DATA EXCERPT -
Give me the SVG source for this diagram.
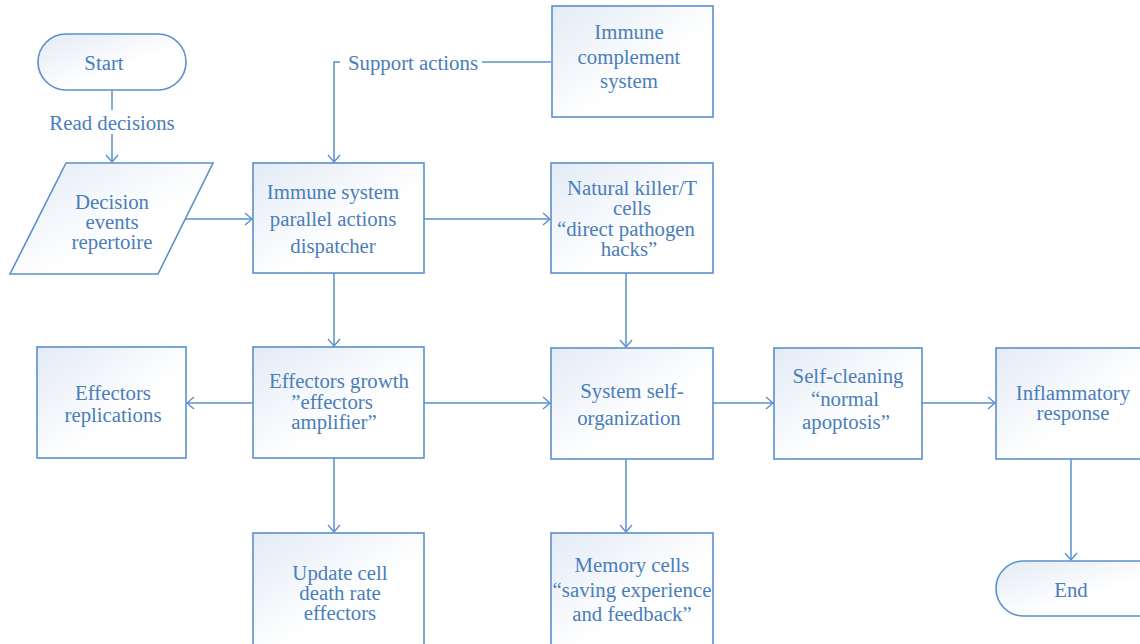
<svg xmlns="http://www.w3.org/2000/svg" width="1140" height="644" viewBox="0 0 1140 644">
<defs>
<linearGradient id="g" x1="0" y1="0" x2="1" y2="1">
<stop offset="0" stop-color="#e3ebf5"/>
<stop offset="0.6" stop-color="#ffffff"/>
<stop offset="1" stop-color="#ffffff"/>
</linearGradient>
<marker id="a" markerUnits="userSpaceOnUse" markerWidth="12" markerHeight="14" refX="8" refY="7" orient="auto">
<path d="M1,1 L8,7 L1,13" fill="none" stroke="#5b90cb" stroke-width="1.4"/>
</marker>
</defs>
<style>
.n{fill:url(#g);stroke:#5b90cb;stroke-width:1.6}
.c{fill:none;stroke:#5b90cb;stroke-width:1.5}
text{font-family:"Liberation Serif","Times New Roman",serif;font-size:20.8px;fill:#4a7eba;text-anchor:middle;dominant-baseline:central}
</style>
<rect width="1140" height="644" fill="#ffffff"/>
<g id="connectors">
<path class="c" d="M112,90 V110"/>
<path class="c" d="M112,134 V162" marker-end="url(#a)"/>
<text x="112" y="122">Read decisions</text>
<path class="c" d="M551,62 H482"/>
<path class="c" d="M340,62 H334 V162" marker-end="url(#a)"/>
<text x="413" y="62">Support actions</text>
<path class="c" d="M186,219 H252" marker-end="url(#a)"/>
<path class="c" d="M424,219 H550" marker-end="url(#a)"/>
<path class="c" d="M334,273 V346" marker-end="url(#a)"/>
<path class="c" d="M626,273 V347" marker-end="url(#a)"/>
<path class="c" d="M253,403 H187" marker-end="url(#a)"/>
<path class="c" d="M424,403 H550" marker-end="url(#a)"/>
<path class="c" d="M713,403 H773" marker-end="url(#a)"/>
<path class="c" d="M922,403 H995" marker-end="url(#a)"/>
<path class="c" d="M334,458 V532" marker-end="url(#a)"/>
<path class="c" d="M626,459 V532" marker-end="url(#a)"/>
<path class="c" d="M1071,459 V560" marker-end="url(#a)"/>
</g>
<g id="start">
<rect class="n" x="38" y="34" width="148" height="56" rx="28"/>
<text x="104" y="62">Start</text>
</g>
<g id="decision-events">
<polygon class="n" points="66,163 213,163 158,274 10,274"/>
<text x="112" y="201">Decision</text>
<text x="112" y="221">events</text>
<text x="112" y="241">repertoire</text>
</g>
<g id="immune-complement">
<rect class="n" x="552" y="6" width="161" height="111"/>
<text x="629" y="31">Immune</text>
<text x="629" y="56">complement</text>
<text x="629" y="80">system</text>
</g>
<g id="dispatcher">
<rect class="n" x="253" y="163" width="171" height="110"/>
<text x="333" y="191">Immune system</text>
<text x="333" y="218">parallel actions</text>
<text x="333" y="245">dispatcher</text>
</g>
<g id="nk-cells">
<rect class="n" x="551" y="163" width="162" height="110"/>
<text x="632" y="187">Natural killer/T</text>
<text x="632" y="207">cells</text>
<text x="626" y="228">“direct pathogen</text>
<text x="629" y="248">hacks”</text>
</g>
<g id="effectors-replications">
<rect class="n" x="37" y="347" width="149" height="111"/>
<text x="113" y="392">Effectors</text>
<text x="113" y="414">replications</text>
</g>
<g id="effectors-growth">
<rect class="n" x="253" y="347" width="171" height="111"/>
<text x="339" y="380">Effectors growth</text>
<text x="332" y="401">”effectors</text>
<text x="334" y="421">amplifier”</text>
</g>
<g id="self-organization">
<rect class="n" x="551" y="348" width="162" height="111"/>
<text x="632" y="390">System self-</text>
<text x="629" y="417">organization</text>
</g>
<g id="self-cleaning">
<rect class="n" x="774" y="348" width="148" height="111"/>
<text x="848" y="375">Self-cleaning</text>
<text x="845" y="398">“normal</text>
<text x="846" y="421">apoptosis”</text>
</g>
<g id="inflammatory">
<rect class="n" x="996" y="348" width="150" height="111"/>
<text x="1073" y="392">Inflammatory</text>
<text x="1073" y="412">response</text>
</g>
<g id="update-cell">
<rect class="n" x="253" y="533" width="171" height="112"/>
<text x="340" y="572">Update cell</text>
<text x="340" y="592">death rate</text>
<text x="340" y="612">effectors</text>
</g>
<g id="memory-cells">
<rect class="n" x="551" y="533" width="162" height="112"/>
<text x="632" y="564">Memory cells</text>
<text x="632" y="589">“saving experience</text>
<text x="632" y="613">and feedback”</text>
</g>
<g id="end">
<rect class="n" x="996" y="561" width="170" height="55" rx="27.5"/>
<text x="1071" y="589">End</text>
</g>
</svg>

WRITTEN REQUEST - Please transcribe the material above exactly as written. Leave the pictures out.

FINISHED EXERCISE -
Give me the SVG source for this diagram.
<svg xmlns="http://www.w3.org/2000/svg" width="1140" height="644" viewBox="0 0 1140 644">
<defs>
<linearGradient id="g" x1="0" y1="0" x2="1" y2="1">
<stop offset="0" stop-color="#e3ebf5"/>
<stop offset="0.6" stop-color="#ffffff"/>
<stop offset="1" stop-color="#ffffff"/>
</linearGradient>
<marker id="a" markerUnits="userSpaceOnUse" markerWidth="12" markerHeight="14" refX="8" refY="7" orient="auto">
<path d="M1,1 L8,7 L1,13" fill="none" stroke="#5b90cb" stroke-width="1.4"/>
</marker>
</defs>
<style>
.n{fill:url(#g);stroke:#5b90cb;stroke-width:1.6}
.c{fill:none;stroke:#5b90cb;stroke-width:1.5}
text{font-family:"Liberation Serif","Times New Roman",serif;font-size:20.8px;fill:#4a7eba;text-anchor:middle;dominant-baseline:central}
</style>
<rect width="1140" height="644" fill="#ffffff"/>
<g id="connectors">
<path class="c" d="M112,90 V110"/>
<path class="c" d="M112,134 V162" marker-end="url(#a)"/>
<text x="112" y="122">Read decisions</text>
<path class="c" d="M551,62 H482"/>
<path class="c" d="M340,62 H334 V162" marker-end="url(#a)"/>
<text x="413" y="62">Support actions</text>
<path class="c" d="M186,219 H252" marker-end="url(#a)"/>
<path class="c" d="M424,219 H550" marker-end="url(#a)"/>
<path class="c" d="M334,273 V346" marker-end="url(#a)"/>
<path class="c" d="M626,273 V347" marker-end="url(#a)"/>
<path class="c" d="M253,403 H187" marker-end="url(#a)"/>
<path class="c" d="M424,403 H550" marker-end="url(#a)"/>
<path class="c" d="M713,403 H773" marker-end="url(#a)"/>
<path class="c" d="M922,403 H995" marker-end="url(#a)"/>
<path class="c" d="M334,458 V532" marker-end="url(#a)"/>
<path class="c" d="M626,459 V532" marker-end="url(#a)"/>
<path class="c" d="M1071,459 V560" marker-end="url(#a)"/>
</g>
<g id="start">
<rect class="n" x="38" y="34" width="148" height="56" rx="28"/>
<text x="104" y="62">Start</text>
</g>
<g id="decision-events">
<polygon class="n" points="66,163 213,163 158,274 10,274"/>
<text x="112" y="201">Decision</text>
<text x="112" y="221">events</text>
<text x="112" y="241">repertoire</text>
</g>
<g id="immune-complement">
<rect class="n" x="552" y="6" width="161" height="111"/>
<text x="629" y="31">Immune</text>
<text x="629" y="56">complement</text>
<text x="629" y="80">system</text>
</g>
<g id="dispatcher">
<rect class="n" x="253" y="163" width="171" height="110"/>
<text x="333" y="191">Immune system</text>
<text x="333" y="218">parallel actions</text>
<text x="333" y="245">dispatcher</text>
</g>
<g id="nk-cells">
<rect class="n" x="551" y="163" width="162" height="110"/>
<text x="632" y="187">Natural killer/T</text>
<text x="632" y="207">cells</text>
<text x="626" y="228">“direct pathogen</text>
<text x="629" y="248">hacks”</text>
</g>
<g id="effectors-replications">
<rect class="n" x="37" y="347" width="149" height="111"/>
<text x="113" y="392">Effectors</text>
<text x="113" y="414">replications</text>
</g>
<g id="effectors-growth">
<rect class="n" x="253" y="347" width="171" height="111"/>
<text x="339" y="380">Effectors growth</text>
<text x="332" y="401">”effectors</text>
<text x="334" y="421">amplifier”</text>
</g>
<g id="self-organization">
<rect class="n" x="551" y="348" width="162" height="111"/>
<text x="632" y="390">System self-</text>
<text x="629" y="417">organization</text>
</g>
<g id="self-cleaning">
<rect class="n" x="774" y="348" width="148" height="111"/>
<text x="848" y="375">Self-cleaning</text>
<text x="845" y="398">“normal</text>
<text x="846" y="421">apoptosis”</text>
</g>
<g id="inflammatory">
<rect class="n" x="996" y="348" width="150" height="111"/>
<text x="1073" y="392">Inflammatory</text>
<text x="1073" y="412">response</text>
</g>
<g id="update-cell">
<rect class="n" x="253" y="533" width="171" height="112"/>
<text x="340" y="572">Update cell</text>
<text x="340" y="592">death rate</text>
<text x="340" y="612">effectors</text>
</g>
<g id="memory-cells">
<rect class="n" x="551" y="533" width="162" height="112"/>
<text x="632" y="564">Memory cells</text>
<text x="632" y="589">“saving experience</text>
<text x="632" y="613">and feedback”</text>
</g>
<g id="end">
<rect class="n" x="996" y="561" width="170" height="55" rx="27.5"/>
<text x="1071" y="589">End</text>
</g>
</svg>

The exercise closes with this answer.